* **Set problem**
Reproduce the entries shown below only from the line with "Write the D3.js code for this chart." down to the line with "const run1Time = run1Height.map((_, i)", keeping both end lines and copying each one exactly.

** begin Input records **

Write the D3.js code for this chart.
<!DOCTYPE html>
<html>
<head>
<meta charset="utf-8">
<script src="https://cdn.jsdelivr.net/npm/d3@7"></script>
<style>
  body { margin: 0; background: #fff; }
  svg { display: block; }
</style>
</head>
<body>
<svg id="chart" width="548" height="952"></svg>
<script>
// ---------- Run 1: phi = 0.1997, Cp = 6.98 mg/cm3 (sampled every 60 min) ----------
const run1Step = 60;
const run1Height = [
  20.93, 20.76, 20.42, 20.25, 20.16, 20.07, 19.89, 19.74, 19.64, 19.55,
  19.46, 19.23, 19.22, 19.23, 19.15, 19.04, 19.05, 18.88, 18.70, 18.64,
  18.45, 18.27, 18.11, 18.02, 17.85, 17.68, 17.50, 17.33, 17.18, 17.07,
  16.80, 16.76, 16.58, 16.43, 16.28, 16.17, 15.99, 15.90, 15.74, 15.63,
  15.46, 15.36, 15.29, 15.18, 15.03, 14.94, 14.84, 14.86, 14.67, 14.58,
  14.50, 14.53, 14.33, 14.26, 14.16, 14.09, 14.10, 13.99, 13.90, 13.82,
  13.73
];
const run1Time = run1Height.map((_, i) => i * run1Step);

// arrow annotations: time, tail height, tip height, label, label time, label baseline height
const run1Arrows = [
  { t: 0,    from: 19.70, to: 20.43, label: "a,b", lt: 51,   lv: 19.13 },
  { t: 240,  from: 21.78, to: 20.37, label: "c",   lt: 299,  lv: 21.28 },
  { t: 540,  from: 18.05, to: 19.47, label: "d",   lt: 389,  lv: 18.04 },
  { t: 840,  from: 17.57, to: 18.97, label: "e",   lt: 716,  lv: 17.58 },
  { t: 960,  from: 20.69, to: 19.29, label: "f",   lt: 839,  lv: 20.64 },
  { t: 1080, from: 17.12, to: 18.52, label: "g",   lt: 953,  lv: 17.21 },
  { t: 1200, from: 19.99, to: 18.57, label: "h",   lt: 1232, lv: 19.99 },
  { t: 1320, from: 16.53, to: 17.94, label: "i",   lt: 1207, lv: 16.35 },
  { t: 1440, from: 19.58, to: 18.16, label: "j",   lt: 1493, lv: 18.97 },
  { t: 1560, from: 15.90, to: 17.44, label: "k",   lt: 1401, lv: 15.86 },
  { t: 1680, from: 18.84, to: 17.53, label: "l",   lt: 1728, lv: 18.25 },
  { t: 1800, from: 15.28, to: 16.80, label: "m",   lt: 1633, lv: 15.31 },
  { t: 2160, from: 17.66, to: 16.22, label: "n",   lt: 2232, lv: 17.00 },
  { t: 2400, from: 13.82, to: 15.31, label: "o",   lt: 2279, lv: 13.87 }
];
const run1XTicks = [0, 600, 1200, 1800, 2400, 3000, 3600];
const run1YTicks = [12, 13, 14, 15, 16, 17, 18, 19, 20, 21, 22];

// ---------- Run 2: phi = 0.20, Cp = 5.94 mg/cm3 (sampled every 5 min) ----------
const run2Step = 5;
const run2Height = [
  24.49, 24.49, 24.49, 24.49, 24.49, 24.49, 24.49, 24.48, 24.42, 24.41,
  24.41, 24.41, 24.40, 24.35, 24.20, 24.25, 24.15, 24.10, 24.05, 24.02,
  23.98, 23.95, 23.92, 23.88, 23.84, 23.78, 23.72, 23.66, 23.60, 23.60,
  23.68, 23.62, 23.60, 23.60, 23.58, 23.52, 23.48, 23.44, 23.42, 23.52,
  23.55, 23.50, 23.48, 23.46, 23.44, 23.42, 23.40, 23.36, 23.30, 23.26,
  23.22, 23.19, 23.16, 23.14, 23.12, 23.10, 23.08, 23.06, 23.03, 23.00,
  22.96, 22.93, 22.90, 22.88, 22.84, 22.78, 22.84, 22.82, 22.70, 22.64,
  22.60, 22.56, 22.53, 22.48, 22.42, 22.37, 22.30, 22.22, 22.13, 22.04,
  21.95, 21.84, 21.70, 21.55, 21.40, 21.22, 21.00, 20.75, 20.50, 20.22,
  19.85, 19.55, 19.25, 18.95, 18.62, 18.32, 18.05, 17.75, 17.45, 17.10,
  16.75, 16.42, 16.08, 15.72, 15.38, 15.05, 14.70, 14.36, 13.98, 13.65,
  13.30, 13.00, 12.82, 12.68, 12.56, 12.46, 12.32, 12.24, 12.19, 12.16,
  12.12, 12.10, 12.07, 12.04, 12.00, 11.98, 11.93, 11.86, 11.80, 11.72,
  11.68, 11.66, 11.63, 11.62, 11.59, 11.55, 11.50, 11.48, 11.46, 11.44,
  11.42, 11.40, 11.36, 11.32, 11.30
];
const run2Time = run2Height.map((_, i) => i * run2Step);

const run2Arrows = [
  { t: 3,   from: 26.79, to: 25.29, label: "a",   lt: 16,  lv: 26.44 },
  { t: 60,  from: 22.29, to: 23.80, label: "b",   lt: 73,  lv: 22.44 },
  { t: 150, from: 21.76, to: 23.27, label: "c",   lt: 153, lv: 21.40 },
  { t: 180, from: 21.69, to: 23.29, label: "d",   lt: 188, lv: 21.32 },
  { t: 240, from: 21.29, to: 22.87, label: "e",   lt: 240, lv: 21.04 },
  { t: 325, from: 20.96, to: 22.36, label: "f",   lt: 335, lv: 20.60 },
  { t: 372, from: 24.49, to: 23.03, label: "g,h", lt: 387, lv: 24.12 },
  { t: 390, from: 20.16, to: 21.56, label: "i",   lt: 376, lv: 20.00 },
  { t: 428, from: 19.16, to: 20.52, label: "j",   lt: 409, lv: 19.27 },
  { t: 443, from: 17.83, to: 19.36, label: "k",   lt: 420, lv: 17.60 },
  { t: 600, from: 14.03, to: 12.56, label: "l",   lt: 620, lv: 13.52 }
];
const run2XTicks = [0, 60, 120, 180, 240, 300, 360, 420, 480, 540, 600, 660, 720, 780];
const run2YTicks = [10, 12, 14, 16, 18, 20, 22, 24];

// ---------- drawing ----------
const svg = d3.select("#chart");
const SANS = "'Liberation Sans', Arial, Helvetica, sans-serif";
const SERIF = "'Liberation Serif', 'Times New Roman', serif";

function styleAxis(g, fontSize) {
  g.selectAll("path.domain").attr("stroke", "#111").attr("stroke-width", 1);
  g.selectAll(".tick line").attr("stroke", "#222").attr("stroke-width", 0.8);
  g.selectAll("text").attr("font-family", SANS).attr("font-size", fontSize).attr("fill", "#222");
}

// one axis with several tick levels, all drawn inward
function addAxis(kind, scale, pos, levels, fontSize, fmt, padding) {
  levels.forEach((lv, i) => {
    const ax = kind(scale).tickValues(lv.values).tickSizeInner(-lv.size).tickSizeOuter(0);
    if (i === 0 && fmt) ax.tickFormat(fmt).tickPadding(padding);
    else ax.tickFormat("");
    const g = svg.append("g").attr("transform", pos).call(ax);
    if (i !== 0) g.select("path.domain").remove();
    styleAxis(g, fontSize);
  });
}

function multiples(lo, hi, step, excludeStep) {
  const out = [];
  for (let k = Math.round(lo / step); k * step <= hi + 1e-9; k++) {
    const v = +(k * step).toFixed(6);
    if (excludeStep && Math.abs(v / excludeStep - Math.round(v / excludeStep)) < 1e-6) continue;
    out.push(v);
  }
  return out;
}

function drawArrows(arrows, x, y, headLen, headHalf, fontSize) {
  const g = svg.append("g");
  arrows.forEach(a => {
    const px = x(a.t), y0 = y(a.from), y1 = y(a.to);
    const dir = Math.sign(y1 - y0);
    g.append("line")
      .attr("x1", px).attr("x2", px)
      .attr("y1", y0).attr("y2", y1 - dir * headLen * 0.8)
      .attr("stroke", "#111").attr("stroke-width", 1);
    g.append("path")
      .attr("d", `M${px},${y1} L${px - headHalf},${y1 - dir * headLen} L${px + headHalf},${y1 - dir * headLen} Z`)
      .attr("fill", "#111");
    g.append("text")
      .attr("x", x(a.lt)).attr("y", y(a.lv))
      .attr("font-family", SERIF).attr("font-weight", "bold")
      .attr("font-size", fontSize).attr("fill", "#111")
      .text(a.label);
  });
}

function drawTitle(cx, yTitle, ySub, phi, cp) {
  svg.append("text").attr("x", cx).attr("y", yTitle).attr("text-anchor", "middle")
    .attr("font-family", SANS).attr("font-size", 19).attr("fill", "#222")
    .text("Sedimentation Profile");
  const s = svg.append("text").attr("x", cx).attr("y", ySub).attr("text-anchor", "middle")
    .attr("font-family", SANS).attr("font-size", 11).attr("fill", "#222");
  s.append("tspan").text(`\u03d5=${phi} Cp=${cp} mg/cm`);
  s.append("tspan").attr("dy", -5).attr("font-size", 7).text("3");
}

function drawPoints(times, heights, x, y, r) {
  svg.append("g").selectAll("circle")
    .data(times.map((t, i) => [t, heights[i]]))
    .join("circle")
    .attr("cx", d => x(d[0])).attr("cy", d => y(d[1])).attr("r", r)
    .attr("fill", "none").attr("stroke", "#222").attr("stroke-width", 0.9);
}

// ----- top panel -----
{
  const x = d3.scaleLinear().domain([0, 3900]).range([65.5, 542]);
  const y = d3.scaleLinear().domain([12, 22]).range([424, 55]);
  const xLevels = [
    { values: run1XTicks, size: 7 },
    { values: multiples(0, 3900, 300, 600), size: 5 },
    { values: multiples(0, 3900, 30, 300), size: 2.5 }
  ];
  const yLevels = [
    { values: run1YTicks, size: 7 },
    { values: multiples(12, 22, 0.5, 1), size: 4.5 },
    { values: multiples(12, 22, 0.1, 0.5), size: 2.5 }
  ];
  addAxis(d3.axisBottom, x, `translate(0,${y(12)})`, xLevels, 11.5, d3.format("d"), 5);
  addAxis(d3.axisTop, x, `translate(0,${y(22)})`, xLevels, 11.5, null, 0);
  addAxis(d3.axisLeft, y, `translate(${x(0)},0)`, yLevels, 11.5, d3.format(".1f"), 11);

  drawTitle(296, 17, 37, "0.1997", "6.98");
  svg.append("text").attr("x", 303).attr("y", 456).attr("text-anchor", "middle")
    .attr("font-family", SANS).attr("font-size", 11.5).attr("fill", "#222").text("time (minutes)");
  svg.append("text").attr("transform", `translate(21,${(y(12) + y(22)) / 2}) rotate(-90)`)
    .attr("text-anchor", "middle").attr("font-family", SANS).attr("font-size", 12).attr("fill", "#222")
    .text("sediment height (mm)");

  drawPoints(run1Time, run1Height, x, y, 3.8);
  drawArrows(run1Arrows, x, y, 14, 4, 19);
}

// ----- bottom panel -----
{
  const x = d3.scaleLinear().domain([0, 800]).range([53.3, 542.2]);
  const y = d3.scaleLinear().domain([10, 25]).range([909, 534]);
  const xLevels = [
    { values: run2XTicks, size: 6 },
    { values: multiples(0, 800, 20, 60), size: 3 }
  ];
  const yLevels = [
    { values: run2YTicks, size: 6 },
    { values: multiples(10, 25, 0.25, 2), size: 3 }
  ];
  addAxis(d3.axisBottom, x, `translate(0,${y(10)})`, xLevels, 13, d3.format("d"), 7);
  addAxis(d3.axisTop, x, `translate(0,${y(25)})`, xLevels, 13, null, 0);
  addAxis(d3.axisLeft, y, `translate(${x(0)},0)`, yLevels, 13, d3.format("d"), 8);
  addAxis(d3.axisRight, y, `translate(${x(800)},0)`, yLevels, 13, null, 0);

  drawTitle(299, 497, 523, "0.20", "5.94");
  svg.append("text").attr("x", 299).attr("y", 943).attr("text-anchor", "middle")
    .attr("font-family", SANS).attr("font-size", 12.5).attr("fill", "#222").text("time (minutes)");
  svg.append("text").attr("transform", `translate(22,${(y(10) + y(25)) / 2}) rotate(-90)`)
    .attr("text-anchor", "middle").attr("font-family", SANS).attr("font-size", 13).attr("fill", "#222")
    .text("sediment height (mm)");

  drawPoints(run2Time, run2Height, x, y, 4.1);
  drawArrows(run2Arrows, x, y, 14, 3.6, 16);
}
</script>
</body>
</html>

** end Input records **
** begin Input records **

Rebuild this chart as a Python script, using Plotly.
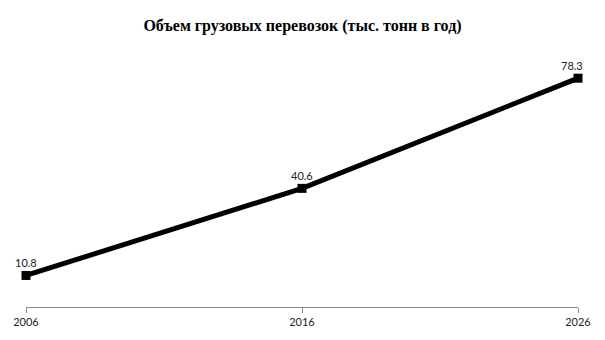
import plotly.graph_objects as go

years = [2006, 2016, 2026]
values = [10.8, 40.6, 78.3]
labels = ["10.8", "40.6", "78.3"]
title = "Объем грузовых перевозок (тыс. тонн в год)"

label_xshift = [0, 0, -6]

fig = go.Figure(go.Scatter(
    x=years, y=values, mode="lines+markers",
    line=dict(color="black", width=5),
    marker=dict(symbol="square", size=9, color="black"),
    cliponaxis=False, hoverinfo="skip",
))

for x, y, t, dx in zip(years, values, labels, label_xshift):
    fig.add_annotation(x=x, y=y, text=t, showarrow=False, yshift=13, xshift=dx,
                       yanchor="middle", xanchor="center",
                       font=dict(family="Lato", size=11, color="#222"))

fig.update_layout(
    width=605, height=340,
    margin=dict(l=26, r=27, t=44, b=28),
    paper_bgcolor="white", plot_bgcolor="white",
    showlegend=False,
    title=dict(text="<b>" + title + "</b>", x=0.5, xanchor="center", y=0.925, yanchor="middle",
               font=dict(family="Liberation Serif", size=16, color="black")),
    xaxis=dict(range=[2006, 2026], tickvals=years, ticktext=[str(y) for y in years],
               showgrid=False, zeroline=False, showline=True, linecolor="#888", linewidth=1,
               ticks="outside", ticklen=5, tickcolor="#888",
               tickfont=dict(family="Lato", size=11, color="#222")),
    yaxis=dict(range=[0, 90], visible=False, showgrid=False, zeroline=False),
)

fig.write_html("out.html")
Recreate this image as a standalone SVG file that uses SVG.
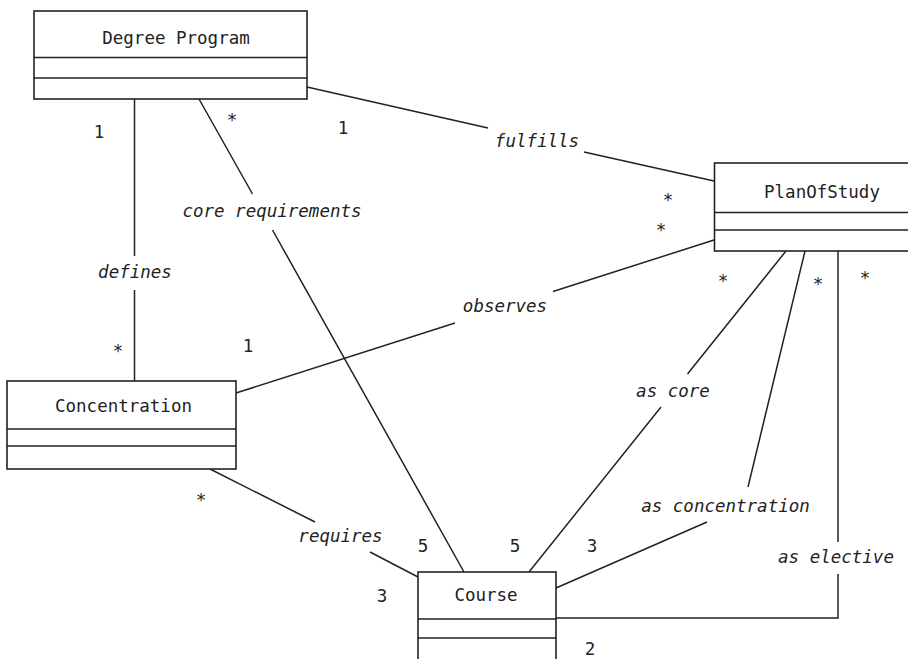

** end Input records **

* **The response**
Write the D3.js code for this chart.
<!DOCTYPE html>
<html>
<head>
<meta charset="utf-8">
<script src="https://cdn.jsdelivr.net/npm/d3@7"></script>
<style>
  body { margin: 0; background: #fff; }
  svg { display: block; }
</style>
</head>
<body>
<svg id="chart" width="548" height="952"></svg>
<script>
// ---------- Run 1: phi = 0.1997, Cp = 6.98 mg/cm3 (sampled every 60 min) ----------
const run1Step = 60;
const run1Height = [
  20.93, 20.76, 20.42, 20.25, 20.16, 20.07, 19.89, 19.74, 19.64, 19.55,
  19.46, 19.23, 19.22, 19.23, 19.15, 19.04, 19.05, 18.88, 18.70, 18.64,
  18.45, 18.27, 18.11, 18.02, 17.85, 17.68, 17.50, 17.33, 17.18, 17.07,
  16.80, 16.76, 16.58, 16.43, 16.28, 16.17, 15.99, 15.90, 15.74, 15.63,
  15.46, 15.36, 15.29, 15.18, 15.03, 14.94, 14.84, 14.86, 14.67, 14.58,
  14.50, 14.53, 14.33, 14.26, 14.16, 14.09, 14.10, 13.99, 13.90, 13.82,
  13.73
];
const run1Time = run1Height.map((_, i) => i * run1Step);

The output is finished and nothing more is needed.